● **What you will do**:
Search the records for the word "code" and report each line that has it.

++++

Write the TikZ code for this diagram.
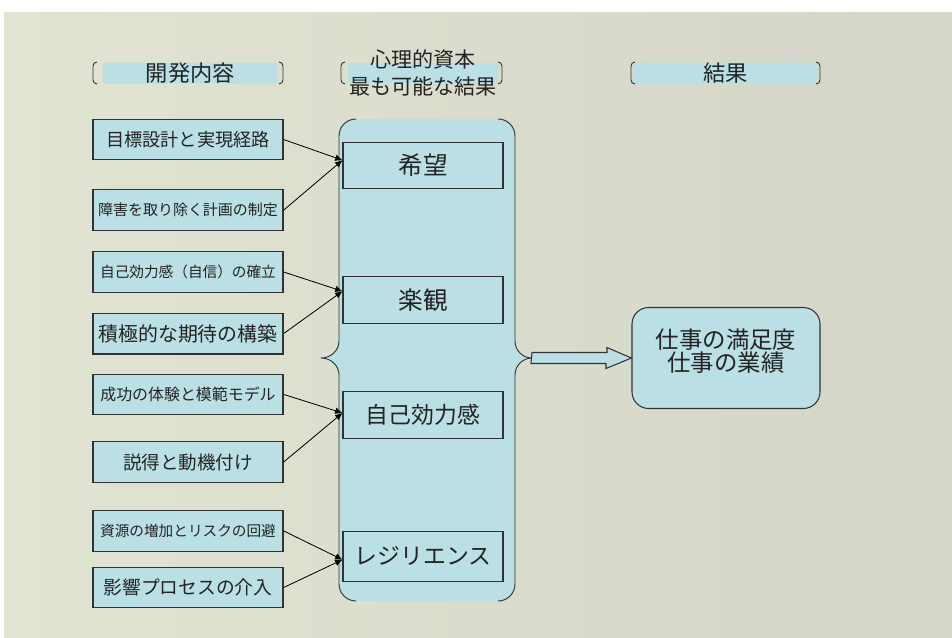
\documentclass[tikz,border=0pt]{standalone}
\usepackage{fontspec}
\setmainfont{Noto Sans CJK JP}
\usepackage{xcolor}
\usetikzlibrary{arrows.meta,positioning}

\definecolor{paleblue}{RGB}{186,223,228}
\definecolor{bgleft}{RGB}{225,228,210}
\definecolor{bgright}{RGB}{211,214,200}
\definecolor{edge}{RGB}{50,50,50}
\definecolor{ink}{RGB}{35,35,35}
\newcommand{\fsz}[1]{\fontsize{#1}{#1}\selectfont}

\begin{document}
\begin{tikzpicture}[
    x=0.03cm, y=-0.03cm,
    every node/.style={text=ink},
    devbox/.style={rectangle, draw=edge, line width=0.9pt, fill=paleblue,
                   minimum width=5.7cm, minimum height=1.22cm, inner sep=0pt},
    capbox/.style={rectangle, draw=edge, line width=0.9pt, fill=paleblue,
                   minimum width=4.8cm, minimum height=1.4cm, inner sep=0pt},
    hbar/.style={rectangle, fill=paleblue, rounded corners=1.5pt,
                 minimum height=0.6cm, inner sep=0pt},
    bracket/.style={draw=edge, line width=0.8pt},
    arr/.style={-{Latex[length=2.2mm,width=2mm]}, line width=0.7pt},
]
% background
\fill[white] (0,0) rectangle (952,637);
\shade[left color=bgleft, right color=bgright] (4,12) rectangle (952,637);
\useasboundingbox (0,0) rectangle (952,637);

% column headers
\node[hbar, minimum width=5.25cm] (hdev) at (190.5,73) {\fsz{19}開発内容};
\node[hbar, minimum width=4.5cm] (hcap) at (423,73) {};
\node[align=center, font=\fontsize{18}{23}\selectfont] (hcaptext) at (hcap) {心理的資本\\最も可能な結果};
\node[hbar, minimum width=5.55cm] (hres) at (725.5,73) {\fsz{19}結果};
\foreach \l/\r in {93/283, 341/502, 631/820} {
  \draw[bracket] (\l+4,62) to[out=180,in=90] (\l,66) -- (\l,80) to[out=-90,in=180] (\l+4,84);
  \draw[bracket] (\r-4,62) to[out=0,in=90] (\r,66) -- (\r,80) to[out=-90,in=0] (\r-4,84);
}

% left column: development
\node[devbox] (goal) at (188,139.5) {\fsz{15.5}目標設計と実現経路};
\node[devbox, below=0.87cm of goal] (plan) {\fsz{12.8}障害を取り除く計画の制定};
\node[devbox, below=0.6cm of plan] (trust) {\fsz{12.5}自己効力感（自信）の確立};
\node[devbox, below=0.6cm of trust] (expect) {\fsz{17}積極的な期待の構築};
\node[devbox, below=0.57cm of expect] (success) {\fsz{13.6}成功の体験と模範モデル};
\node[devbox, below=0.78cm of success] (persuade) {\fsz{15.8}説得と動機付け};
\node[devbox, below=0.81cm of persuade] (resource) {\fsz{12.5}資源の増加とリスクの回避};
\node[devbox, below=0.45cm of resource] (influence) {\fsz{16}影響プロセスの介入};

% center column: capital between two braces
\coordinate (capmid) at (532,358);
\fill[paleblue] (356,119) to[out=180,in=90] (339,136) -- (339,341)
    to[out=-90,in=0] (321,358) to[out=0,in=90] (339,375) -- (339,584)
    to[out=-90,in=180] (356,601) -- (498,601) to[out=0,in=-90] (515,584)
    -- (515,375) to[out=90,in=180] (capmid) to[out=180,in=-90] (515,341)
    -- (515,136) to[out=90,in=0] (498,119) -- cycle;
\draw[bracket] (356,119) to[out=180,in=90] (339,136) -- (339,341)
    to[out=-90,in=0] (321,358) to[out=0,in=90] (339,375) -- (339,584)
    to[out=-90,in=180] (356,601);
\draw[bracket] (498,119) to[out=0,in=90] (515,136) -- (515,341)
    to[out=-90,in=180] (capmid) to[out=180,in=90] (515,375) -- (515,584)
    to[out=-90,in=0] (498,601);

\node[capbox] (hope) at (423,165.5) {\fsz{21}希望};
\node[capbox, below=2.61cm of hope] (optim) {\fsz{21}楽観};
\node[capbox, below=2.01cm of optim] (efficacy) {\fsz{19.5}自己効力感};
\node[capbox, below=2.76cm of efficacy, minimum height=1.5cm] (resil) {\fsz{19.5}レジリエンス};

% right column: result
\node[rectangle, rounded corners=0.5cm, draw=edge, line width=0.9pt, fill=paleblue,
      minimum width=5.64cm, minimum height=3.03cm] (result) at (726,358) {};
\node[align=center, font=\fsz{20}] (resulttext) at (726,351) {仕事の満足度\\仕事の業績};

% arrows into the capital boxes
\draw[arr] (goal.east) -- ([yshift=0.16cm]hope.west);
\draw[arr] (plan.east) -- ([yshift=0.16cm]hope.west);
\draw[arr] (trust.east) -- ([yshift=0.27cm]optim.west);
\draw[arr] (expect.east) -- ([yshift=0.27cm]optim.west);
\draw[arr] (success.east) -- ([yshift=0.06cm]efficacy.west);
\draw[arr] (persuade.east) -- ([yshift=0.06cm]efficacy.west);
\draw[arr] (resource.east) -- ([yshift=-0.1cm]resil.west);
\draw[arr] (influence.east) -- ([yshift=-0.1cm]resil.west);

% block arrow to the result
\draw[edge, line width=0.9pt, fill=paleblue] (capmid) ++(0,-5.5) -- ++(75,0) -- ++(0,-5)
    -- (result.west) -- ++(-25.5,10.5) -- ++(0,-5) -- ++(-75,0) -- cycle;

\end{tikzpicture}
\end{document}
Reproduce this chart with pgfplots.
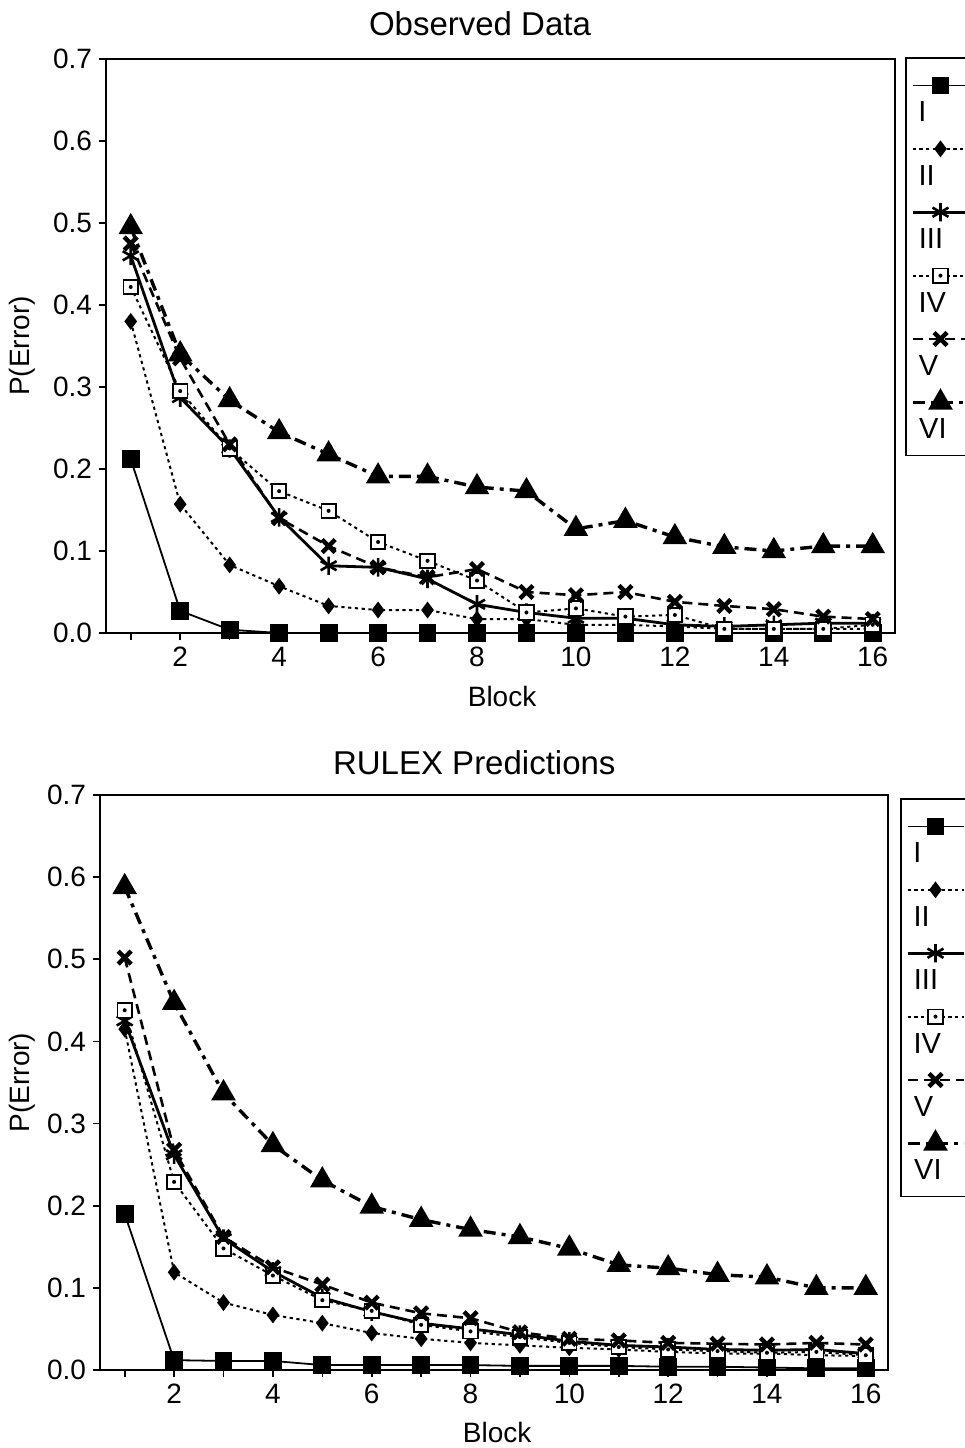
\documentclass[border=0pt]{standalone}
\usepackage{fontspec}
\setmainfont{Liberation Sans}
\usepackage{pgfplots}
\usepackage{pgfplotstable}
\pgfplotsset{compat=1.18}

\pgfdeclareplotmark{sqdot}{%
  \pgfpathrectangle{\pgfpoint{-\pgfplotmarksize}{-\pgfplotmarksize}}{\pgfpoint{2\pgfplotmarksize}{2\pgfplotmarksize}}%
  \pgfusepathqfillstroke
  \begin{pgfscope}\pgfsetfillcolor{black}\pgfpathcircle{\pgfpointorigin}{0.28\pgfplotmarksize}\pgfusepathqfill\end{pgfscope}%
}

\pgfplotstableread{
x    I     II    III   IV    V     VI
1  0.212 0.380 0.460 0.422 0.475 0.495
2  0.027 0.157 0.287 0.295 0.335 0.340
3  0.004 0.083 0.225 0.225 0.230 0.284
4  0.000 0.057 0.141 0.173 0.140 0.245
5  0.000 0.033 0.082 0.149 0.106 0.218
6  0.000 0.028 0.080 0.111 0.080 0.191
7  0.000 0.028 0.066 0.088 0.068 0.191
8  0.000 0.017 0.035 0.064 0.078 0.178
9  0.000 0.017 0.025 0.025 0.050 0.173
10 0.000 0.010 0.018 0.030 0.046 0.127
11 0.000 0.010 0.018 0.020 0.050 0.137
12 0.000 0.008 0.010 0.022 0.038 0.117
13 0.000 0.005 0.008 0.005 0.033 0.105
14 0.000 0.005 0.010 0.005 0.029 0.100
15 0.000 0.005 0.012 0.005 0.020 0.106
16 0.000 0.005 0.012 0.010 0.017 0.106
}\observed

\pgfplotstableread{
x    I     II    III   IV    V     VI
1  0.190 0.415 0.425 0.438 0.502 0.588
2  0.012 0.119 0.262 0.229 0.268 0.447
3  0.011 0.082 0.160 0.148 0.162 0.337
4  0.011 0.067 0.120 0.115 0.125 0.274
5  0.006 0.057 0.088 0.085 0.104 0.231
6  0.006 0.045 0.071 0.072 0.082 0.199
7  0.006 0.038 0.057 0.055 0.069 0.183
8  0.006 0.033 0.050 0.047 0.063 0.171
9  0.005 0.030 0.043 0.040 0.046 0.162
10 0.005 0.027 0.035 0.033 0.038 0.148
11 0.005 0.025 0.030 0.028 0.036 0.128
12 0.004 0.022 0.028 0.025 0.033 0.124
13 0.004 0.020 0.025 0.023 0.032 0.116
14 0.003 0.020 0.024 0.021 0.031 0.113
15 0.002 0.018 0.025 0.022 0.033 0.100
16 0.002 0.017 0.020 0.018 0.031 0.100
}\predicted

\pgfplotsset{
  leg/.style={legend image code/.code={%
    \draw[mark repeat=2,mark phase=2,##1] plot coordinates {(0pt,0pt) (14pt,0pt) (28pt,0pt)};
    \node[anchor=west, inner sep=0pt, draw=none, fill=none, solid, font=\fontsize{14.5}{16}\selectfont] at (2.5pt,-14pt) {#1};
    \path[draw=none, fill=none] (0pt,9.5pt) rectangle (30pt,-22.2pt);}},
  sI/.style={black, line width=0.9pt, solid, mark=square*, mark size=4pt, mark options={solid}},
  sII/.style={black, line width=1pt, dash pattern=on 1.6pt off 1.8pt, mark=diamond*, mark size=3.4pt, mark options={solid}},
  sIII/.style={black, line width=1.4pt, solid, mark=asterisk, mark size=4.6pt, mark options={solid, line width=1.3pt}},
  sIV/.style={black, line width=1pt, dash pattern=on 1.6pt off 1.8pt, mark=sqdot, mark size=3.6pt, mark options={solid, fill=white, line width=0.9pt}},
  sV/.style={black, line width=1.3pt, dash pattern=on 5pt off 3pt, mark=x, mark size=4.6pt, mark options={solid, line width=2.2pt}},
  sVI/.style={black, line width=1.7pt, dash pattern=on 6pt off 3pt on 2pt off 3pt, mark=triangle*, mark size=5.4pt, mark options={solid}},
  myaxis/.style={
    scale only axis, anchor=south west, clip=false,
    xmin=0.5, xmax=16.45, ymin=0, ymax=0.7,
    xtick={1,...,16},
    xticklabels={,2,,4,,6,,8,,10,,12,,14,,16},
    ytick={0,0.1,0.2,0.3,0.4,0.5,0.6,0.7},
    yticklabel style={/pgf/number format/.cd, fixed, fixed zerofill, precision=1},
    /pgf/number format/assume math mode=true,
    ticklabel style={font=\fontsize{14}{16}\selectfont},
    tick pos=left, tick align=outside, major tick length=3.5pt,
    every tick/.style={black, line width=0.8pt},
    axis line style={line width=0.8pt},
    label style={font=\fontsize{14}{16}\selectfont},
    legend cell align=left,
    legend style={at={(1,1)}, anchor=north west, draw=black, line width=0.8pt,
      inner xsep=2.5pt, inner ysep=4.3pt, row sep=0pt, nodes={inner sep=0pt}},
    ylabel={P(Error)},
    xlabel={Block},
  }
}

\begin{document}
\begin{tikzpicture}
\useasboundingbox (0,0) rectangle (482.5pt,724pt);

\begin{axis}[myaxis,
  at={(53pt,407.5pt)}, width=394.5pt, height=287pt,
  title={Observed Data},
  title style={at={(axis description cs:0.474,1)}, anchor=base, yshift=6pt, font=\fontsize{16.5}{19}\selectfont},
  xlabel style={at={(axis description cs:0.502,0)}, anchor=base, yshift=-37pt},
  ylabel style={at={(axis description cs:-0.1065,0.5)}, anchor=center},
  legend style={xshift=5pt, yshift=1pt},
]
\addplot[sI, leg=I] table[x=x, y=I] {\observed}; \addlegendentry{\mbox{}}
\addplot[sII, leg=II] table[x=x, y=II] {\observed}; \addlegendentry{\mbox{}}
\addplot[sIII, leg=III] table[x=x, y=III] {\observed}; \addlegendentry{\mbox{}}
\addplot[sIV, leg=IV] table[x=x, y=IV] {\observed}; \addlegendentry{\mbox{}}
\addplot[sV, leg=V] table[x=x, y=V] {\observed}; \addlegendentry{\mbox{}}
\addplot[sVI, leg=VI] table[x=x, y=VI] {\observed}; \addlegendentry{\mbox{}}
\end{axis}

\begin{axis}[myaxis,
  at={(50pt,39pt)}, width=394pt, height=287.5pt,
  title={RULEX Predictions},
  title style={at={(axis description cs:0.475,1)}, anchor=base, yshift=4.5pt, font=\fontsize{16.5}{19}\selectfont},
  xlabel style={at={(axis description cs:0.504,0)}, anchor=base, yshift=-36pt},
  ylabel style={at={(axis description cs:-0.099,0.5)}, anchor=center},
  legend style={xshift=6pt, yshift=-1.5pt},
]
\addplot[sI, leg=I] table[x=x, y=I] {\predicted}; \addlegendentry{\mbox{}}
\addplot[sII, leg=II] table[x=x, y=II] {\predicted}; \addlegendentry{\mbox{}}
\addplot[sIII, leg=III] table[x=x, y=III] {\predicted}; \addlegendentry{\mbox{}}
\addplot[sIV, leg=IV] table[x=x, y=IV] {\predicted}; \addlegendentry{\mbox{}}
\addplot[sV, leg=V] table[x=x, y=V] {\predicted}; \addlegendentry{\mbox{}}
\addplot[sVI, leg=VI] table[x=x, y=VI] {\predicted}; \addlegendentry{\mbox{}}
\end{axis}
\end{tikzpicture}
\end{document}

++++

● **Answer to the problem**:
Write the TikZ code for this diagram.
  leg/.style={legend image code/.code={%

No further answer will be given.